The text would be recent, but could only be imperfectly translated. It was specified that these were pages numbered 9-10 and 59-60 of a brochure reproducing in offset a typewritten document. The sheets were entrusted to the military authority. Previously, one was able to take pictures which will be entrusted to a translator.

The investigation opened by air security, following this discovery revealed that it was simply two sheets from a brochure published by the services of Prince Buu Loc and probably left in Léguevin by the Vietnamese who came to have a picnic.

Vietnamese students are in fact particularly numerous in Toulouse, and Léguevin, located about twenty kilometers away and near the wooded regions of the Gers, offers Toulouse residents a sought-after destination for a walk during the weekend.

The brochure in question dated January 12, and the information it contains, underlines the military authority, does not present any character likely to lead to new developments in this affair. In fact, it is about the entry of ships into Indochinese ports and the arrival of fish!

Landing of a spherical
craft in Toulouse

A small-sized diver, with a large head in relation to the body, two enormous eyes, such is the description just made by a Toulouse resident, Mr. Olivier, of a mysterious character, descended from a spherical craft that had just landed at 7:35 p.m. on a vacant lot.

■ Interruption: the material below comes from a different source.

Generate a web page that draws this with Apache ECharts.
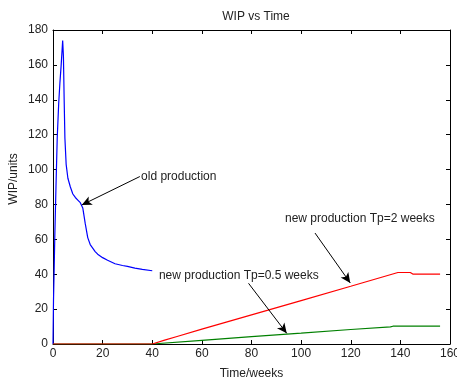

Mr. Olivier, owner of the Javel Neto establishments, rue des Fontaines, in Toulouse, was accompanied by an employee, Mr. Pérano, and a young boy about 15-year-old. All three saw the luminous craft of spherical shape and reddish color land, then saw the character coming towards them whose diving-suit, according to witnesses, shone like glass.

"I did not believe it, adds Mr. Pérano, but I saw it as I see you. It comes as a shock."

In a very short time, about a minute, the diver regained the luminous sphere which flew vertically silently and disappeared in the sky at a prodigious speed, leaving a fire trail.

The pilot covered in hair
demanded gasoil

An employee of the station of Montluçon, Mr. Langère, allegedly made contact Sunday evening with a mystery individual coming out of a torpedo-shaped craft.

Mr. Langère left his job and crossed the S.N.C.F. railway when he saw a metal craft posed at a short distance from a gasoil tank, intended to supply railcars. Next to the craft was a man all covered in hair, unless he was wearing a very long-haired coat. M. Laugère, surprised, asks him what he was doing. The stranger answered him in unintelligible terms, but the railwayman seemed to distinguish the words "gasoil."

Mr. Langère asked him nothing more and went to alert his comrades.

A "cigar" in the Marne

Going to a music rehearsal, in Sainte-Menehould (Marne), young André Léger, 18, saw on the road a dark mass resting on skis which took off as he approached, making a humming sound.

The "flying cigar" was about 1.30 m high and 3 meters in diameter.

This vision left a strong impression on the young man.